start RECORDED DATA
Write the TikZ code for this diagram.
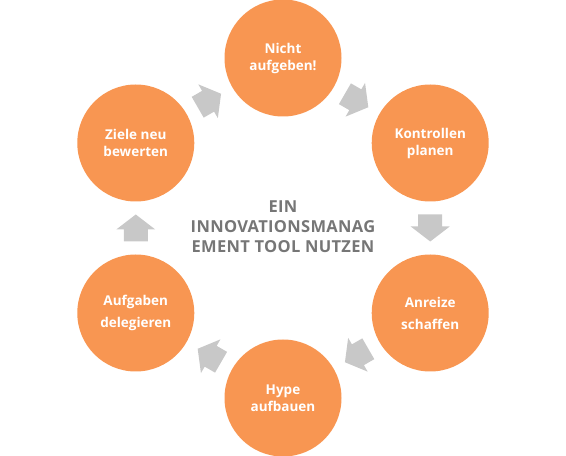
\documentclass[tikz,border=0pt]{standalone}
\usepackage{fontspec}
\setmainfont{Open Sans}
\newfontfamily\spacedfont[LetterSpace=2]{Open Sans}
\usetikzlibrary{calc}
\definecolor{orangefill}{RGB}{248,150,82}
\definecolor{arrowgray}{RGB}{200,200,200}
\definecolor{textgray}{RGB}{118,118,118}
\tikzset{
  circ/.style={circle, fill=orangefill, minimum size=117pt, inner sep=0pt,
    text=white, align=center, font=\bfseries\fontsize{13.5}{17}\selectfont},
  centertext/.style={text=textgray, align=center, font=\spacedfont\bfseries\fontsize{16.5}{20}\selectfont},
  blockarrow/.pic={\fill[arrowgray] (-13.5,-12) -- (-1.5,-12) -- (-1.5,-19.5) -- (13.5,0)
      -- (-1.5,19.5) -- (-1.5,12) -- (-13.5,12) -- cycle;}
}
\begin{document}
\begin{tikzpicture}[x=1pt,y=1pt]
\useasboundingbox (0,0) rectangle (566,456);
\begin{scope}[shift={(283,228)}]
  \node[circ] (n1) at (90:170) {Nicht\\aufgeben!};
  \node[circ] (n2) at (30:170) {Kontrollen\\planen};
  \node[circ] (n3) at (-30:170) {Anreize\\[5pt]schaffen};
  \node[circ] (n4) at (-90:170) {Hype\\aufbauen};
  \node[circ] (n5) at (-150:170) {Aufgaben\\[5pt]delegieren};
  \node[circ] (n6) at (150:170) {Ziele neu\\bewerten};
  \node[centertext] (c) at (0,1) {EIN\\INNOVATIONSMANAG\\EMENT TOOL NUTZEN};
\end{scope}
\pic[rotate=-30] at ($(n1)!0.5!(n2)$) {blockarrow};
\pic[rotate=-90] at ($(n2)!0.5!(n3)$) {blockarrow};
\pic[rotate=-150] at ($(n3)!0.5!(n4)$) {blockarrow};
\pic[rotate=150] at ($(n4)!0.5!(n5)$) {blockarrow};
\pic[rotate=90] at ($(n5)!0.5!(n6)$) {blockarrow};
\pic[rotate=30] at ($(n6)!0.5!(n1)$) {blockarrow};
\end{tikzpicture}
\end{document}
end RECORDED DATA
* _AIM_:
Repeat the material above word for word and skip every image in it.

* _TASK OUTPUT_:
Write the TikZ code for this diagram.
\documentclass[tikz,border=0pt]{standalone}
\usepackage{fontspec}
\setmainfont{Open Sans}
\newfontfamily\spacedfont[LetterSpace=2]{Open Sans}
\usetikzlibrary{calc}
\definecolor{orangefill}{RGB}{248,150,82}
\definecolor{arrowgray}{RGB}{200,200,200}
\definecolor{textgray}{RGB}{118,118,118}
\tikzset{
  circ/.style={circle, fill=orangefill, minimum size=117pt, inner sep=0pt,
    text=white, align=center, font=\bfseries\fontsize{13.5}{17}\selectfont},
  centertext/.style={text=textgray, align=center, font=\spacedfont\bfseries\fontsize{16.5}{20}\selectfont},
  blockarrow/.pic={\fill[arrowgray] (-13.5,-12) -- (-1.5,-12) -- (-1.5,-19.5) -- (13.5,0)
      -- (-1.5,19.5) -- (-1.5,12) -- (-13.5,12) -- cycle;}
}
\begin{document}
\begin{tikzpicture}[x=1pt,y=1pt]
\useasboundingbox (0,0) rectangle (566,456);
\begin{scope}[shift={(283,228)}]
  \node[circ] (n1) at (90:170) {Nicht\\aufgeben!};
  \node[circ] (n2) at (30:170) {Kontrollen\\planen};
  \node[circ] (n3) at (-30:170) {Anreize\\[5pt]schaffen};
  \node[circ] (n4) at (-90:170) {Hype\\aufbauen};
  \node[circ] (n5) at (-150:170) {Aufgaben\\[5pt]delegieren};
  \node[circ] (n6) at (150:170) {Ziele neu\\bewerten};
  \node[centertext] (c) at (0,1) {EIN\\INNOVATIONSMANAG\\EMENT TOOL NUTZEN};
\end{scope}
\pic[rotate=-30] at ($(n1)!0.5!(n2)$) {blockarrow};
\pic[rotate=-90] at ($(n2)!0.5!(n3)$) {blockarrow};
\pic[rotate=-150] at ($(n3)!0.5!(n4)$) {blockarrow};
\pic[rotate=150] at ($(n4)!0.5!(n5)$) {blockarrow};
\pic[rotate=90] at ($(n5)!0.5!(n6)$) {blockarrow};
\pic[rotate=30] at ($(n6)!0.5!(n1)$) {blockarrow};
\end{tikzpicture}
\end{document}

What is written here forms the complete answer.